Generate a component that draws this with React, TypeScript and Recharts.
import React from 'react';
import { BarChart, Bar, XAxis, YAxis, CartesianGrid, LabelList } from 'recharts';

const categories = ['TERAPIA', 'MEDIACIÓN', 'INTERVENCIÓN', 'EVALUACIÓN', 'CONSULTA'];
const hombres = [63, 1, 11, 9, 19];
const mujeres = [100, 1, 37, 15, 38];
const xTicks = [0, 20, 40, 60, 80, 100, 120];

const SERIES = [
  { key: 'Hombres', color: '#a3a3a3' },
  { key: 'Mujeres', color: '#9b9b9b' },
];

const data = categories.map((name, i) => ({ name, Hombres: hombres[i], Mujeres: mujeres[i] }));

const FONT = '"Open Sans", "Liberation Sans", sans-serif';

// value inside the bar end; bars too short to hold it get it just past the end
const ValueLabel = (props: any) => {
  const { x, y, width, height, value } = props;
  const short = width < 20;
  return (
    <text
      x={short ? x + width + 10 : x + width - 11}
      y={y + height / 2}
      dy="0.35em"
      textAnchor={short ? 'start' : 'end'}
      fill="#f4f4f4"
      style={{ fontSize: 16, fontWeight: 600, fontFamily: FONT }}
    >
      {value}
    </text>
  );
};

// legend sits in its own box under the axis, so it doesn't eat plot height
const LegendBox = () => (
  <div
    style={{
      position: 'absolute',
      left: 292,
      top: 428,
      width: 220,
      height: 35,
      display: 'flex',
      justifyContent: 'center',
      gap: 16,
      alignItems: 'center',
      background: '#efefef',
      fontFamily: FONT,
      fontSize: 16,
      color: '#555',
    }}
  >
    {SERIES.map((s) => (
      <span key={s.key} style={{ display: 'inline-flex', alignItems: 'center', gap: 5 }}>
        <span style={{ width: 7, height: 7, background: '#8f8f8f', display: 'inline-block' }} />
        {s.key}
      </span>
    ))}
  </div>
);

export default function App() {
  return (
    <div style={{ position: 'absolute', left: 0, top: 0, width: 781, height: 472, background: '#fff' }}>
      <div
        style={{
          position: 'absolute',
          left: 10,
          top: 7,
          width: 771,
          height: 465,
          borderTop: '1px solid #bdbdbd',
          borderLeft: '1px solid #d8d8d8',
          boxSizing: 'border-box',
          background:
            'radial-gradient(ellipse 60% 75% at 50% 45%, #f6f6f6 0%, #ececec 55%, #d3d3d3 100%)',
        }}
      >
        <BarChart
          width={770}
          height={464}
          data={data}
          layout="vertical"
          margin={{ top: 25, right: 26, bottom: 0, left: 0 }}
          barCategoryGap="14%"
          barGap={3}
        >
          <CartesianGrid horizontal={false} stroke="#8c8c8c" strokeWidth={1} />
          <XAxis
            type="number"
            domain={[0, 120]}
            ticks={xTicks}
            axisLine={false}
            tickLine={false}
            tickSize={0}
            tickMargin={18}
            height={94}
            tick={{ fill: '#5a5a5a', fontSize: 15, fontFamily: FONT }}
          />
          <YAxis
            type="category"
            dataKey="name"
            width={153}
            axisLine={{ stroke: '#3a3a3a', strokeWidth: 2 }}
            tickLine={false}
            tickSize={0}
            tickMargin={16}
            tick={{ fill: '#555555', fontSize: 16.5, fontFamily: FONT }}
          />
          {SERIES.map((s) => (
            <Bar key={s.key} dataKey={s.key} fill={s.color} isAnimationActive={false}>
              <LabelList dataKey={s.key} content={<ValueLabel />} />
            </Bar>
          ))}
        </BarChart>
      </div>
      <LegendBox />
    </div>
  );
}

####

## [GIVEN REQUEST]
Pull out all lines containing "React".

## [WRITTEN SOLUTION]
Generate a component that draws this with React, TypeScript and Recharts.
import React from 'react';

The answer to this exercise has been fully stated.